43. Increased competition in the sale of consumer goods at the wholesale and retail level is also necessary if excess profits are to be reduced. In this regard, government retailers and wholesalers are rarely any more effective than marketing agencies. In Lesotho, restrictive licensing, high capital requirements, and certain anti-competitive practices of traders all contributed to the problems in this area. All of these could have been dealt with by the government short of actually involving itself in marketing. The restricted traders' license (which permitted trade in everything but wool and mohair) went some way towards overcoming the high capital requirements of trading and attracted many aspiring Basotho traders. Special or subsidized credit provisions could also have been provided. The hawkers' license also helped to increase competition. With the dramatic increase in mine wages in the 1970s, many Basotho invested in small rural shops. This proliferation of rural outlets has further increased competition in retail trade. In addition, elimination of anti-competitive licensing restrictions and government policing of anticompetitive practices would increase competition short of direct government involvement in marketing.

44. From the standpoints of both efficiency and equity, most of the product marketing should have been left to the private traders. As with retail trade, competition could have been encouraged by facilitating the participation of new entrants in the market. If special provision had further been made for Basotho entrants, this could have lessened the European predominance in trading.

45. The government should still have a role to play in the wool and mohair marketing system, but it should reduce its present role as a direct participant and concentrate on its regulatory, monitoring and facilitating functions. Additional to the existing functions mentioned in paragraph 13 above, the government, particular, should:

a. provide a regulatory function to police anti-competitive and dishonest practices and to ensure that minimum standards in grading and packaging are maintained;

b. provide a monitoring function to gather and analyse data relating to wool and mohair production and marketing so as to keep the industry abreast of trends and developments and to provide guidance to government's livestock development programmes;

c. operate a market information service to keep farmers apprised of market prices;

d. train and certify wool and mohair classers;

e. represent Lesotho's interests in the South African Wool and Mohair Boards, in STABEX determinations, the International Wool Secretariat, the International Mohair Association and other relevant bodies.

46. While this shift of emphasis remains necessary, the government may find it justifiable to operate some marketing outlets, particularly in areas where, for reasons of high cost, traders are unwilling to operate. In this regard, implicit subsidies may be justified in order to extend marketing facilities to all producers.

47. Those shearing sheds for which continued government operation is not justified should be leased to private buyers. This could be a means by which small operators could get into the business and could significantly increase the larger tracers' competition.

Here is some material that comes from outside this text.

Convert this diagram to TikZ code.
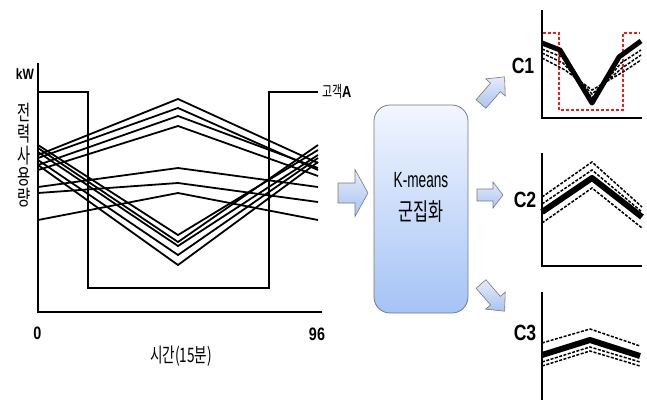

48. Because they are illegal, most government analyses of the marketing system ignore the role of smugglers. Officials ignore smugglers at their peril, however. Farmers consider the smuggler a very real alternative outlet and are prepared to utilize him when official outlets are unable to meet their marketing needs. In this way, smugglers are not only a bellwether of the marketing system but a last resort for producers.

49. Survey data suggest that many of the functions currently performed by smugglers were previously performed by hawkers. Re-licensing hawkers to purchase wool and mohair should lessen the attraction of smuggling.